Status: awaiting pp-pme exchange class stabilizing. Also review of clfft init change https://gerrit.gromacs.org/c/gromacs/+/12897.
- Code to receive PME-rank forces on PP-rank GPU buffers (avoiding CPU). Coding assigned to Alan. Review assigned to Szilard, Berk, Mark.
Status: Code at https://gerrit.gromacs.org/c/gromacs/+/12980 awaiting review.
Reviewed (Szilard); merge pending rebase
- Halo-exchange class for force. Coding assigned to Alan. Review assigned to Szilard, Mark, Berk.
Status: Code in Gerrit at https://gerrit.gromacs.org/c/gromacs/+/12943. Awaiting review.
- Stitching together high-level single-GPU logic to achieve performance. Coding assigned to Artem. Review assigned to Erik, Mark.
Status: Awaiting progress on GPU StatePropagatorData patch
Status: WIP, coordinates producers' linking to PME/buf ops: https://gerrit.gromacs.org/c/gromacs/+/13483, https://gerrit.gromacs.org/c/gromacs/+/13484/3
- Lift cr->duty assignment out of init_domain_decomposition(). Coding assigned to Berk. Review assigned to Mark, Paul, Szilard.
- Class containing Pme-pp exchange for coordinate buffers. Coding Assigned to Alan. Review assigned to Szilard, Berk, Mark.
Status: Code at https://gerrit.gromacs.org/c/gromacs/+/13043 awaiting review.
- refinement of simulation flag structs. Coding assigned to Szilard. Review assigned to Mark, Berk, Paul, Erik.

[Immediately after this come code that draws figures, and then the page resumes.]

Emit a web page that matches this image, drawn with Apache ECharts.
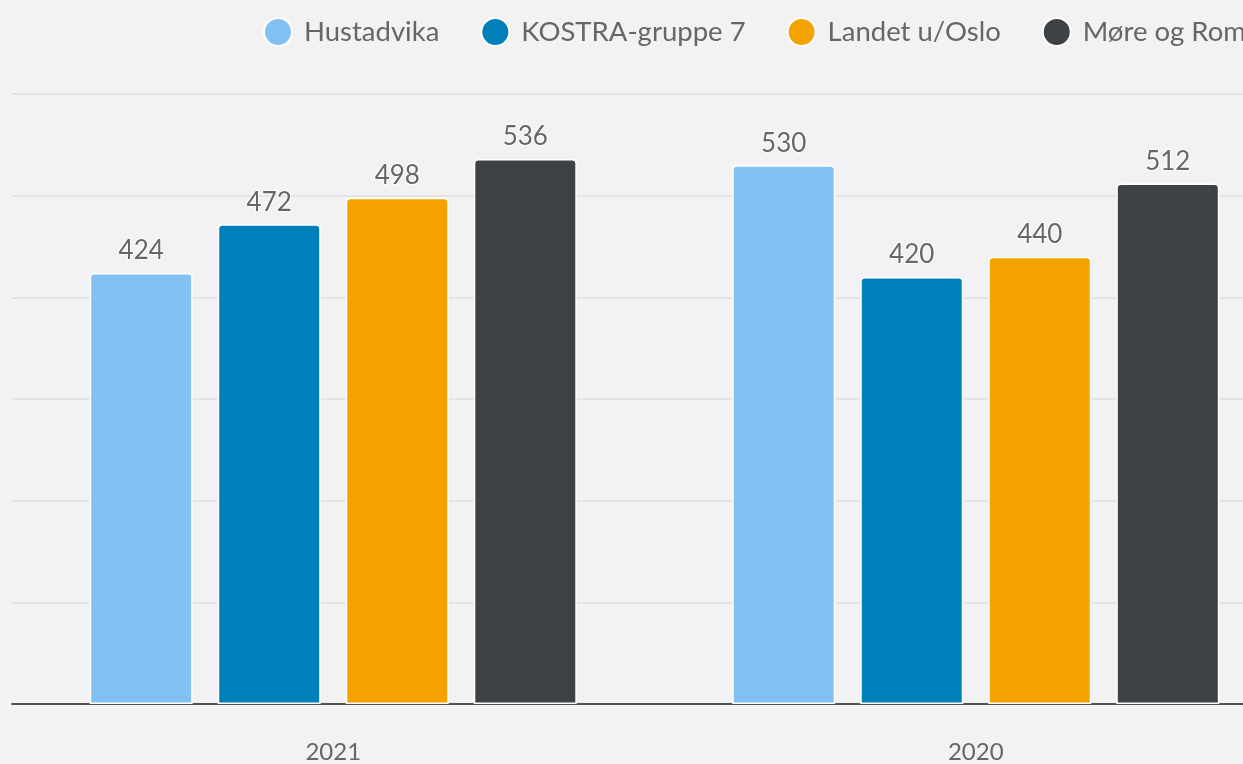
<!DOCTYPE html>
<html>
<head>
<meta charset="utf-8">
<script src="https://cdn.jsdelivr.net/npm/echarts@6/dist/echarts.min.js"></script>
<style>
html,body{margin:0;padding:0;background:#f2f2f4;overflow:hidden;width:1243px;height:764px;}
#c{width:1309px;height:764px;}
</style>
</head>
<body>
<div id="c"></div>
<script>
const categories = ['2021', '2020'];
const seriesNames = ['Hustadvika', 'KOSTRA-gruppe 7', 'Landet u/Oslo', 'Møre og Romsdal'];
const hustadvika = [424, 530];
const kostra7 = [472, 420];
const landetUtenOslo = [498, 440];
const moreOgRomsdal = [536, 512];
const colors = ['#83c0f3', '#0080bb', '#f4a200', '#3e4244'];

const values = [hustadvika, kostra7, landetUtenOslo, moreOgRomsdal];
const font = 'Lato, "Open Sans", sans-serif';

const chart = echarts.init(document.getElementById('c'));
chart.setOption({
  backgroundColor: '#f2f2f4',
  animation: false,
  color: colors,
  textStyle: { fontFamily: font },
  legend: {
    left: 263,
    top: 17,
    width: 1400,
    padding: 0,
    icon: 'circle',
    itemWidth: 28,
    itemHeight: 28,
    itemGap: 41,
    textStyle: { fontSize: 27.5, color: '#666', fontFamily: font, padding: [0, 0, 0, 7] },
    data: seriesNames
  },
  grid: { left: 12, right: 12, top: 94, bottom: 60, containLabel: false },
  xAxis: {
    type: 'category',
    data: categories,
    axisLine: { lineStyle: { color: '#555', width: 2 } },
    axisTick: { show: false },
    axisLabel: { fontSize: 24, color: '#666', margin: 36, fontFamily: font }
  },
  yAxis: {
    type: 'value',
    min: 0, max: 600, interval: 100,
    axisLabel: { show: false },
    axisLine: { show: false },
    axisTick: { show: false },
    splitLine: { lineStyle: { color: '#e4e4e7', width: 2 } }
  },
  series: seriesNames.map((name, i) => ({
    name,
    type: 'bar',
    data: values[i],
    barWidth: 103,
    barGap: '24.3%',
    itemStyle: { color: colors[i], borderColor: '#ffffff', borderWidth: 1.5, borderRadius: [4, 4, 0, 0] },
    label: {
      show: true, position: 'top', distance: 9,
      fontSize: 26, color: '#666', fontFamily: font,
      textBorderColor: '#fff', textBorderWidth: 2
    }
  }))
});
</script>
</body>
</html>
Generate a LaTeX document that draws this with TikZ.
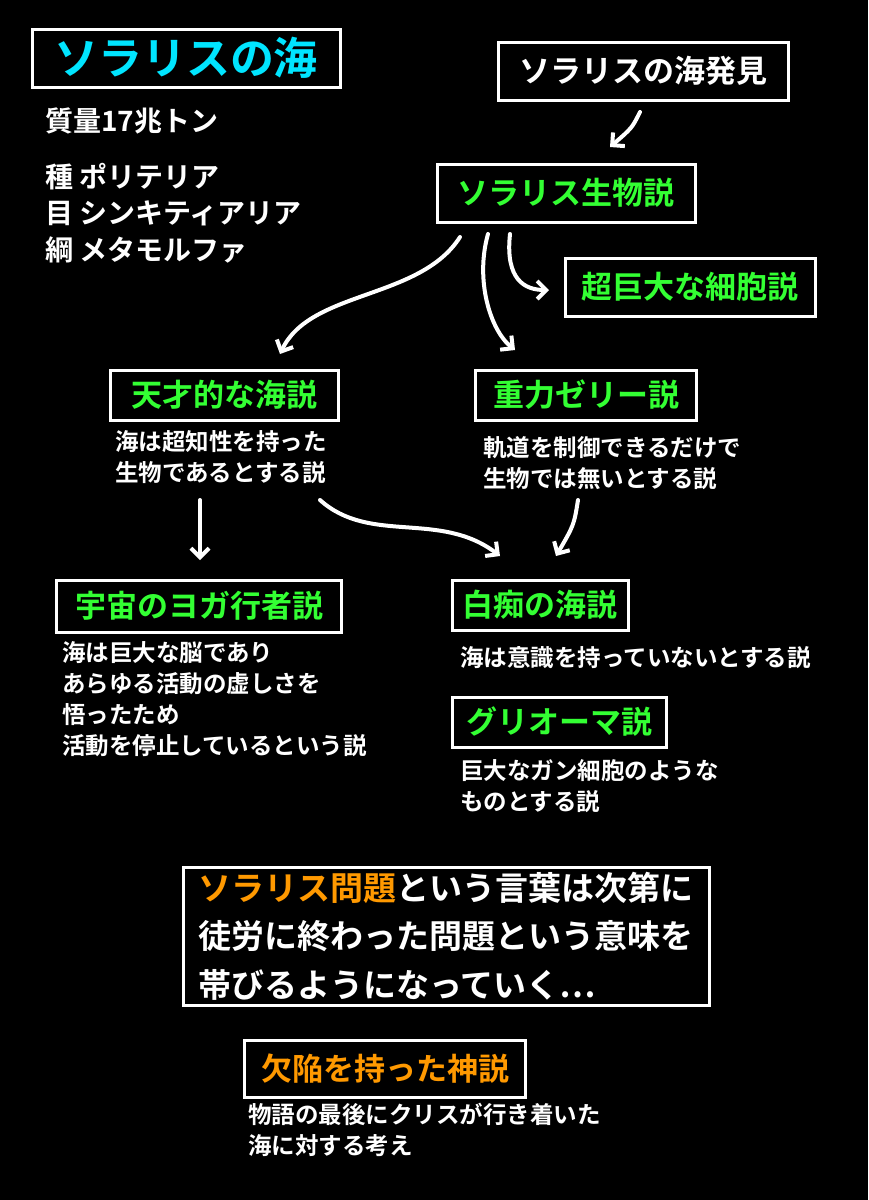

awaiting submission of earlier patch
DONE / follow-up needed: SimulationWorkload flags prepared after task assignment
- Stitching together high-level multi-GPU logic to achieve performance. Coding assigned to TODO. Will need input from many people
Status: precursors WIP (13427, 13494); related tasks on #2890
- mdrun user interface + choices of defaults. Coding assigned to Paul. Review assigned to Alan, Artem, Mark.
not started yet
_Partially DONE; follow-up needed: StimulationWorkload, refine defaults selection.
Due last minute
- Link task assignment to simulation flags and high-level GPU logic. Coding assigned to TODO. Will need input from many people.
Status: clfft init patch needing review https://gerrit.gromacs.org/c/gromacs/+/12897. That prepares for a patch to manage GPU streams at high level and pass handles into individual modules that need to collaborate on the ~5 streams we identified, namely nonlocal, local, pme work, pp-pme xfer, update). Waiting on Berk's patch to pull cr->duty assignment out of init_domain_decomposition(), so we can rearrange order of operations in runner so that GPU device info is available earlier, so that GPU streams can be set up before init_domain_decomposition() and init_forcerec()
Status: data structures ready for simulation flags to be populated (StimulationWorkload) after task-assignment, a StimulationWorkloadBuilder is needed that takes the task-assignment output as well as some of the dev feature flags and makes a runtime-constant workload descriptor that can be passed down to do_force?(). Note that some of the current
c_useFeatureXflags are used to compute a per-step flag with overrides (like buffer ops), but others have the overrides built in the global boolean construction (like
c_enableGpuHaloExchange). Distinction needs to be made between i) per-step overrides ii) feature requirements/static overrides that might be reasonable to include in StimulationWorkload flags or might be best to assert on.